Aim - Take the lines from the top down to and including the one with "(negative) at (440,765)" and repeat them exactly. Omit images.
☆ ☆ ☆ ☆ ☆ ☆ ☆
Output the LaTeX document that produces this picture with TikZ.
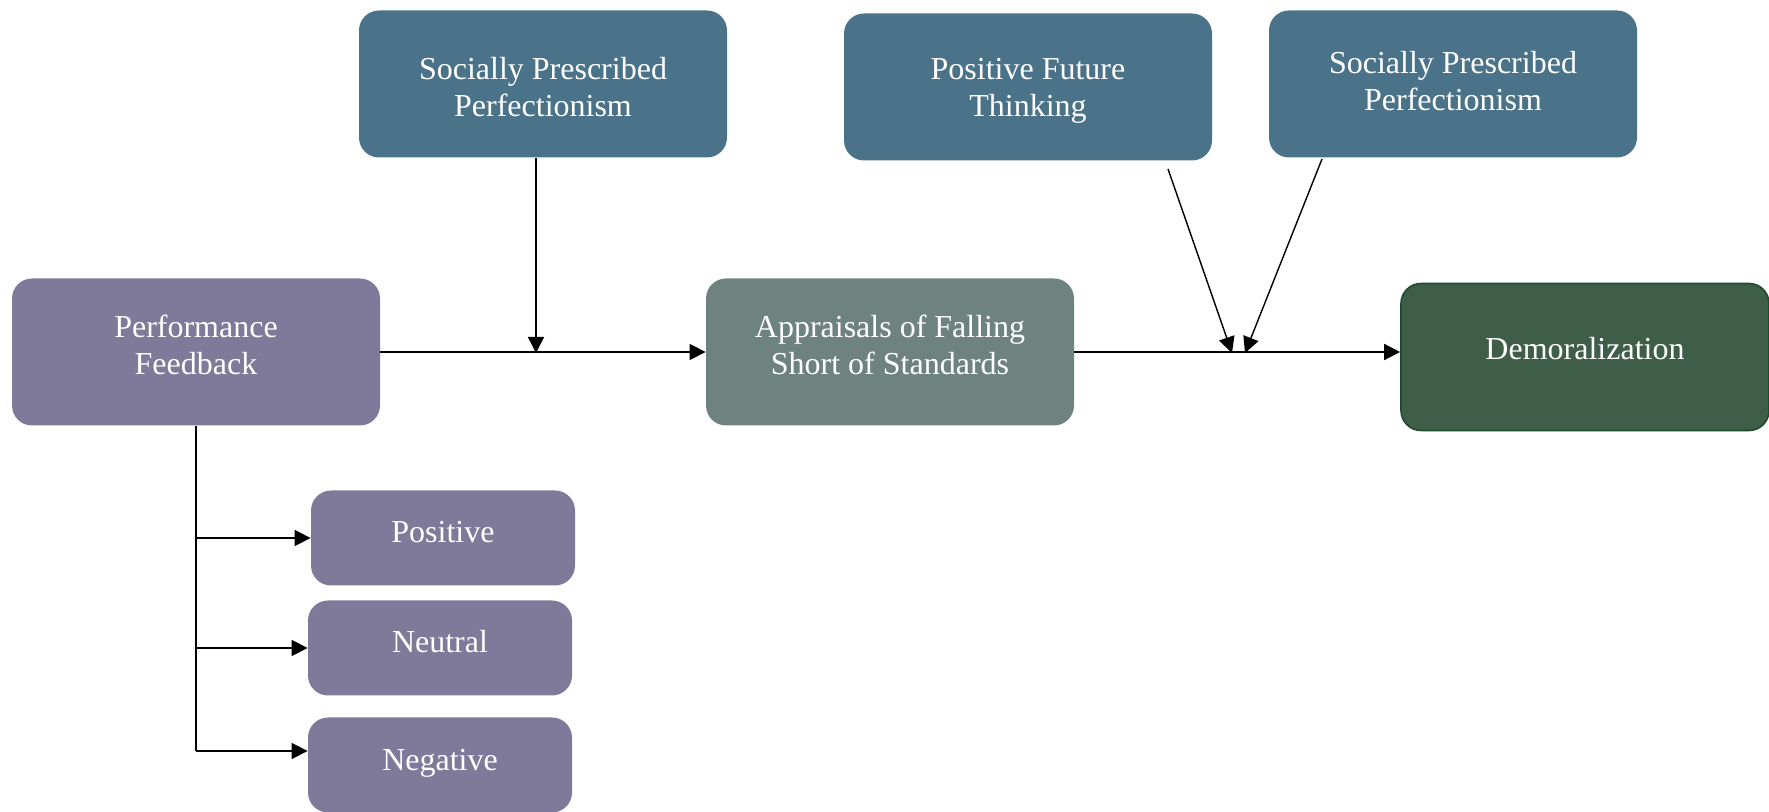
\documentclass[tikz,border=0pt]{standalone}
\usepackage{fontspec}
\setmainfont{Liberation Serif}
\usetikzlibrary{arrows.meta,positioning}

\definecolor{fbpurple}{HTML}{7F7A9A}
\definecolor{modblue}{HTML}{4A7389}
\definecolor{apgray}{HTML}{6E8280}
\definecolor{demgreen}{HTML}{3E5E4A}
\definecolor{demedge}{HTML}{1F4A2C}

\begin{document}
\begin{tikzpicture}[x=0.5pt,y=-0.5pt,
  box/.style={rounded corners=10pt, text=white, align=center, inner sep=0pt,
    minimum width=184pt, minimum height=73.5pt, font=\fontsize{16}{18.5}\selectfont},
  smallbox/.style={box, fill=fbpurple, minimum width=132pt, minimum height=47.5pt, oneline=6pt},
  oneline/.style={text height=11pt, text depth=#1},
  twoline/.style={text height=29.5pt, text depth=#1},
  arr/.style={-{Triangle[length=8pt,width=8pt]}, line width=0.7pt}]
  \useasboundingbox (0,0) rectangle (1769,812);

  % main boxes
  \node[box, fill=fbpurple, twoline=7.4pt] (feedback) at (196,352) {Performance\\Feedback};
  \node[box, fill=apgray, twoline=7.4pt] (appraisal) at (890,352) {Appraisals of Falling\\Short of Standards};
  \node[box, fill=demgreen, draw=demedge, line width=0.8pt, oneline=8pt] (demoral) at (1585,357) {Demoralization};

  % moderators
  \node[box, fill=modblue, twoline=0pt, text height=32.3pt] (spp1) at (543,84) {Socially Prescribed\\Perfectionism};
  \node[box, fill=modblue, twoline=0pt] (pft) at (1028,87) {Positive Future\\Thinking};
  \node[box, fill=modblue, twoline=2.8pt] (spp2) at (1453,84) {Socially Prescribed\\Perfectionism};

  % feedback types
  \node[smallbox] (positive) at (443,538) {Positive};
  \node[smallbox] (neutral) at (440,648) {Neutral};
  \node[smallbox] (negative) at (440,765) {Negative};

  % meeting points on the main path
  \coordinate (m1) at (536,353);
  \coordinate (m2) at (1232,353);
  \coordinate (m3) at (1245,353);
  \coordinate (pftout) at (1168,169);
  \coordinate (spp2out) at (1322,159);
  \coordinate (fbend) at (196,751);

  % main path
  \draw[arr] (feedback.east) -- (appraisal.west);
  \draw[arr] (appraisal.east) -- (appraisal.east -| demoral.west);

  % moderator arrows
  \draw[arr] (spp1.south -| m1) -- (m1);
  \draw[arr] (pftout) -- (m2);
  \draw[arr] (spp2out) -- (m3);

  % branches to feedback types
  \draw[line width=0.7pt] (feedback.south) -- (fbend);
  \draw[arr] (feedback.south |- positive.west) -- (positive.west);
  \draw[arr] (feedback.south |- neutral.west) -- (neutral.west);
  \draw[arr] (fbend) -- (fbend -| negative.west);
\end{tikzpicture}
\end{document}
☆ ☆ ☆ ☆ ☆ ☆ ☆
Response to the task -
Output the LaTeX document that produces this picture with TikZ.
\documentclass[tikz,border=0pt]{standalone}
\usepackage{fontspec}
\setmainfont{Liberation Serif}
\usetikzlibrary{arrows.meta,positioning}

\definecolor{fbpurple}{HTML}{7F7A9A}
\definecolor{modblue}{HTML}{4A7389}
\definecolor{apgray}{HTML}{6E8280}
\definecolor{demgreen}{HTML}{3E5E4A}
\definecolor{demedge}{HTML}{1F4A2C}

\begin{document}
\begin{tikzpicture}[x=0.5pt,y=-0.5pt,
  box/.style={rounded corners=10pt, text=white, align=center, inner sep=0pt,
    minimum width=184pt, minimum height=73.5pt, font=\fontsize{16}{18.5}\selectfont},
  smallbox/.style={box, fill=fbpurple, minimum width=132pt, minimum height=47.5pt, oneline=6pt},
  oneline/.style={text height=11pt, text depth=#1},
  twoline/.style={text height=29.5pt, text depth=#1},
  arr/.style={-{Triangle[length=8pt,width=8pt]}, line width=0.7pt}]
  \useasboundingbox (0,0) rectangle (1769,812);

  % main boxes
  \node[box, fill=fbpurple, twoline=7.4pt] (feedback) at (196,352) {Performance\\Feedback};
  \node[box, fill=apgray, twoline=7.4pt] (appraisal) at (890,352) {Appraisals of Falling\\Short of Standards};
  \node[box, fill=demgreen, draw=demedge, line width=0.8pt, oneline=8pt] (demoral) at (1585,357) {Demoralization};

  % moderators
  \node[box, fill=modblue, twoline=0pt, text height=32.3pt] (spp1) at (543,84) {Socially Prescribed\\Perfectionism};
  \node[box, fill=modblue, twoline=0pt] (pft) at (1028,87) {Positive Future\\Thinking};
  \node[box, fill=modblue, twoline=2.8pt] (spp2) at (1453,84) {Socially Prescribed\\Perfectionism};

  % feedback types
  \node[smallbox] (positive) at (443,538) {Positive};
  \node[smallbox] (neutral) at (440,648) {Neutral};
  \node[smallbox] (negative) at (440,765) {Negative};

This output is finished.